Amber Heard's Lawyers Ask Judge To Dismiss Johnny Depp's Defamation Suit, Calling It 'Meritless Bullying'
LatestIn March, as part of the fallout of one of the more acrimonious divorces in recent memory, Johnny Depp sued ex Amber Heard for defamation to the tune of $50 million, claiming that a recent op-ed she’d written for the Washington Post slandered his spotless good name and caused him to lose roles in Pirates of the Caribbean and other unnamed projects. In new court filings, Heard’s attorneys, led by Time’s Up Legal Defense co-founder Roberta Kaplan, are seeking to have the suit dismissed, claiming that the op-ed wasn’t about him, didn’t mention his name, and that some of his insistence that certain statements in it defamed him “verge on frivolous.”
The op-ed, published on December 18, was primarily about how society reacts when women speak out about domestic abuse and sexual violence. In it, Heard indeed avoids using Depp’s name, but makes a few implicit references to the shitstorm that surrounded her allegations of abuse against Depp following their divorce in 2017, writing: “[T]hen two years ago, I became a public figure representing domestic abuse, and I felt the full force of our culture’s wrath for women who speak out.” She also writes, “I had the rare vantage point of seeing, in real time, how institutions protect men accused of abuse.”
Heard writes in the piece that friends warned her she’d never work again, and compares a powerful man to a huge ship, “like the Titanic,” as she puts it. “The ship is a huge enterprise,” she wrote. “When it strikes an iceberg, there are a lot of people on board desperate to patch up holes—not because they believe in or even care about the ship, but because their own fates depend on the enterprise.”
Depp has always denied the abuse allegations, and claimed that Heard was in fact the physically abusive party, punching him “twice in the face” after he was late to her birthday party, a claim she in turn denied. In his defamation lawsuit filing, Depp claimed that the op-ed piece defamed him by making veiled references to their marriage and the abuse allegations, calling it part of a larger “hoax” and claiming it cost him millions in movie roles.

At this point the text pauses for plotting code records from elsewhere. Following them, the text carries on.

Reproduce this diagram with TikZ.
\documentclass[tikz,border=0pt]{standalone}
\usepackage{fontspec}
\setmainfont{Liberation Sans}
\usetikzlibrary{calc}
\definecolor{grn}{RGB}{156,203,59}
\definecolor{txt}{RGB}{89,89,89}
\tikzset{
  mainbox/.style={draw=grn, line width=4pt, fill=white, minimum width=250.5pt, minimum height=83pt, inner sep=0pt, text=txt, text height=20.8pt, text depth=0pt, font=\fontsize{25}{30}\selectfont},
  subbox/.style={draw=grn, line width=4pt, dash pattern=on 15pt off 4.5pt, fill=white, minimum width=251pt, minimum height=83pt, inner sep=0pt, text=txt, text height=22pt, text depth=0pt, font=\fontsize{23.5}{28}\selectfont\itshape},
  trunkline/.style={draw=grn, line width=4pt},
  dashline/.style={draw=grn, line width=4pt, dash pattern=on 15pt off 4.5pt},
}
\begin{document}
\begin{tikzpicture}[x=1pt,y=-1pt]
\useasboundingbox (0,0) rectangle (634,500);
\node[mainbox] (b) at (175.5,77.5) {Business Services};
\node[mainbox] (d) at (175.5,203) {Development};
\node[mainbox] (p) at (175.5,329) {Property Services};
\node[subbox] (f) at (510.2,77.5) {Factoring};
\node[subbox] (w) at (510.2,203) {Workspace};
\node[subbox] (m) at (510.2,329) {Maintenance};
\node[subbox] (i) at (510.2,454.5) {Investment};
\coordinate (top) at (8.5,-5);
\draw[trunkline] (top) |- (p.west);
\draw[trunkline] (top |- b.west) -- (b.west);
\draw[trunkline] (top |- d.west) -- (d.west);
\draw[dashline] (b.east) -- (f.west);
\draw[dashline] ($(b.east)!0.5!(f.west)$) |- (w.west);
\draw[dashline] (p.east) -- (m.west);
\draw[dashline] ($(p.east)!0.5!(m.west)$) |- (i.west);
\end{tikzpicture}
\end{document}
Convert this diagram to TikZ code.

In her most recent filing, Heard and her attorneys argue that nothing in the op-ed directly references Depp, pointing out that the bulk of the piece was about the broader MeToo movement, called on Congress to reauthorize the Violence Against Women Act, and “proposed changes to Title IX rules governing the treatment of sexual assault and harassment in schools.” In the piece, they say, Heard “does not relitigate the controversy” of their divorce “or argue that Mr. Depp did, in fact, abuse her.”
Depp’s argument, the filing claims, is that Heard “can never speak about the backlash she endured after reporting him” without implicitly re-accusing him, a position her lawyers argue is “patently unreasonable.” One specific claim in his suit is that Heard defamed him by writing that she was “getting death threats” after going public with her allegations, which Kaplan et. al argue “verges on frivolous” since “no reasonable reader” would assume that statement says anything about him specifically.
Depp’s attorneys have yet to respond to the filing; it’ll now be up to them to argue why the op-ed was in fact defamatory towards him personally.
In a statement to reporters, Roberta Kaplan wrote that the suit is intended to put an end to the “meritless bullying” of Heard “once and for all,” writing:
“There is a stark irony at the heart of this case. In her role as an advocate for women’s rights, Ms. Heard wrote an op-ed about the horrendous backlash she encountered after coming forward as a survivor of domestic abuse. Channeling the voices of the #MeToo and #Time’s Up movements, Ms. Heard called upon society to protect women from the harassment they inevitably face when they summon the courage to speak up. Although Mr. Depp is attempting to further harass our client by suing her for defamation, his claims are baseless and should be dismissed, as indicated by our recent motion. And his efforts to threaten the public release of private Information such as medical records only highlights his hypocrisy in seeking to try his case not in court, but online. Mr. Depp will soon learn, however, that our courts have strong mechanisms for dismissing baseless claims and determining the truth. Now that we are in this case, we fully intend to put an end to this meritless bullying of our client once and for all.”
We’ve contacted Depp’s attorney Adam Waldman for comment and will update if we hear back.